It took the Academy Awards, or the Oscars, 11 years after inception to present the award for best lead and/or supporting actor or actress to a person of colour.

Seven decades later, diversity is still a major issue as so clearly demonstrated by the #OscarsSoWhite hashtag.

For the last two years, the hashtag has surfaced shortly after the announcement of the annual Oscars, which have on both occasions featured an all-white line up of nominees in the popular acting categories.

If you think the uproar and planned boycotts are a bit much, perhaps the video below, which depicts how many black men and women have won an Oscar for acting, will paint a clearer picture of exactly how big the problem is.

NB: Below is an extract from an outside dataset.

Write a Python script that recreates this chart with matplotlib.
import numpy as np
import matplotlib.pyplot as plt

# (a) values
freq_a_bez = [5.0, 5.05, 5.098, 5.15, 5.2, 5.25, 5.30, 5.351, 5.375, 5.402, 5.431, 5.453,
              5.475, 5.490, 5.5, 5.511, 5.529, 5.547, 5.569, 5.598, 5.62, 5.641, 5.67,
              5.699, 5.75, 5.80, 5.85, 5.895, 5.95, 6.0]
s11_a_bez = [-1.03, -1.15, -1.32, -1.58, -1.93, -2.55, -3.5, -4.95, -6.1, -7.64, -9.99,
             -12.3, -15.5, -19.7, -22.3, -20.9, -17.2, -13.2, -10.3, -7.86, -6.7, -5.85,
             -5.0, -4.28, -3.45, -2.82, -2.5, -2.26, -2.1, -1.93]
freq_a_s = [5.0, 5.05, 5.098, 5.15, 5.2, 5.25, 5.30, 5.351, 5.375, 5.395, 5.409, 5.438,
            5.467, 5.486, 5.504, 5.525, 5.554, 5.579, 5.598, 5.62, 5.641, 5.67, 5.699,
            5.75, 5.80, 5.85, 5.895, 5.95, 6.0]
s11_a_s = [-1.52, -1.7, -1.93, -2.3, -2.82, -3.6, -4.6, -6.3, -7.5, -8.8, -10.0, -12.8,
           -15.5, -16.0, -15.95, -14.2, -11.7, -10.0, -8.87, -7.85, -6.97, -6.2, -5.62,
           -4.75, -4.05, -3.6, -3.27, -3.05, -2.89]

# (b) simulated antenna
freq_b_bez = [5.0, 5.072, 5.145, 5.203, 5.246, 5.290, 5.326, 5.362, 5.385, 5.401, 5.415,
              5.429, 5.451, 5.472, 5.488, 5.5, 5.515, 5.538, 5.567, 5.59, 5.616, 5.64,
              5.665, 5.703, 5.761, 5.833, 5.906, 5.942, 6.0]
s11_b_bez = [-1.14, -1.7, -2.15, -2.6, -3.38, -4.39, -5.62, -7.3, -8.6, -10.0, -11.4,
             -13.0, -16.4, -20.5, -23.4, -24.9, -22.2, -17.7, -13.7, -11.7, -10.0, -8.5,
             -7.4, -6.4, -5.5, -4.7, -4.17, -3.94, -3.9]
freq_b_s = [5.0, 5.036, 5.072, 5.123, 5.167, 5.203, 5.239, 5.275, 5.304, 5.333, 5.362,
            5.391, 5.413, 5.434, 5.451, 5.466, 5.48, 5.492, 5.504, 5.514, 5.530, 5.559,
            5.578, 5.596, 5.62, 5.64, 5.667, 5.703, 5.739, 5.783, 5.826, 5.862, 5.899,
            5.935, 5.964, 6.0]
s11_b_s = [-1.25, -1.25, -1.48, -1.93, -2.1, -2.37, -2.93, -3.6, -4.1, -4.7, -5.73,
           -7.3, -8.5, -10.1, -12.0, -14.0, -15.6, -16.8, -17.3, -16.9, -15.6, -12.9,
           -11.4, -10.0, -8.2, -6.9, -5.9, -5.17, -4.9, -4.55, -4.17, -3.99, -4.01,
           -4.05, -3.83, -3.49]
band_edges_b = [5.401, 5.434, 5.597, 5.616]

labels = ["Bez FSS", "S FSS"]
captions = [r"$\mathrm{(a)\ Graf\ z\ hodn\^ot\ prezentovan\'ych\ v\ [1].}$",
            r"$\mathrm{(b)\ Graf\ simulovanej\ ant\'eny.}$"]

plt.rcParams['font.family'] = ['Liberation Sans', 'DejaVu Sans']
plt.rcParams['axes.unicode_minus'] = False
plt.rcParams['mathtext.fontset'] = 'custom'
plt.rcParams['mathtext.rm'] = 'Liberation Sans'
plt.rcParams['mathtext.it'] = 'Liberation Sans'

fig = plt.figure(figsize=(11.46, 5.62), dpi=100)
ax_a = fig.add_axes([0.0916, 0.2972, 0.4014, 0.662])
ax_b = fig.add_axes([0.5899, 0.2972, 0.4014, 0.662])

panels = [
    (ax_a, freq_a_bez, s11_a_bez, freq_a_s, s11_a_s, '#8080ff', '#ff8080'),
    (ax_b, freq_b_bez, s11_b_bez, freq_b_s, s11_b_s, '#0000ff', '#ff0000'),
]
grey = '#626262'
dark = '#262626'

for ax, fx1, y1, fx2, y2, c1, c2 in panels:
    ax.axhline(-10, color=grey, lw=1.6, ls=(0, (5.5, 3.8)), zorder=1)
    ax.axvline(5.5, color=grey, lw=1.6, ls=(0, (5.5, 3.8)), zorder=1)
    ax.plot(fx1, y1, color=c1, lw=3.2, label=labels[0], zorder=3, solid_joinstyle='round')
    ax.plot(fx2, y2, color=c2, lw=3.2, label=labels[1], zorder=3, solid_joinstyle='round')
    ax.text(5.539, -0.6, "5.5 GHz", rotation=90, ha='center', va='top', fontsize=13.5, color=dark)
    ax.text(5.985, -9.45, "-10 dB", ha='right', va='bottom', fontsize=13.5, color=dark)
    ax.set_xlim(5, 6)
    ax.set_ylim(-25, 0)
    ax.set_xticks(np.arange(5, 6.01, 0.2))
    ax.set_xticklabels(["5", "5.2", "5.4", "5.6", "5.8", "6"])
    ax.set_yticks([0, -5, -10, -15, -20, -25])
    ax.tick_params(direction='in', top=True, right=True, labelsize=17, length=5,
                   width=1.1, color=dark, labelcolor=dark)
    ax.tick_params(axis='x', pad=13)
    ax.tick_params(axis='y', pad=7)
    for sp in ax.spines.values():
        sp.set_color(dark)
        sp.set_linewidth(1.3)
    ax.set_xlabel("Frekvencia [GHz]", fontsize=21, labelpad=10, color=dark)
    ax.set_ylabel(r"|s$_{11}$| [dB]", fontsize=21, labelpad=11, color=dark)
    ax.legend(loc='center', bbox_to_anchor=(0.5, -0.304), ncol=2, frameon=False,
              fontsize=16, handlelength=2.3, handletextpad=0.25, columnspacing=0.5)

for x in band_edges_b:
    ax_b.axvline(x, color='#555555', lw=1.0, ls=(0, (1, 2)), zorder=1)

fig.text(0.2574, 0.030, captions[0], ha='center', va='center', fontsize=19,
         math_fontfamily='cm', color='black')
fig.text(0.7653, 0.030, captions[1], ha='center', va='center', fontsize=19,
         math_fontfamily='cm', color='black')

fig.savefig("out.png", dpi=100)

People of colour (this includes Asians and Latinos) have made up only 6.7% of acting nominations of the total 1 668 since 1929. In total, only 15 black actors have ever won an acting Oscar.

Hattie McDaniel was the first black person and woman to win an Oscar in 1939. Halle Berry is the only black woman to win the Oscar for best actress in the Academy Awards’ history.  The last supporting actress trophy awarded to a black woman was Lupita Nyong’o in 2013.

Sidney Poitier was the first black man to win an acting award (lead actor) in 1963 and no black man has won the Best Actor Oscar since 2004 (Jamie Foxx). The last black actor to be awarded for a supporting role was Morgan Freeman in 2004.

Only one black actor, Denzel Washington, has ever won two Oscars.

The Academy’s response to the situation was that it would be changing things to have a more diverse membership by 2020, which will hopefully also diversify its nominee line up.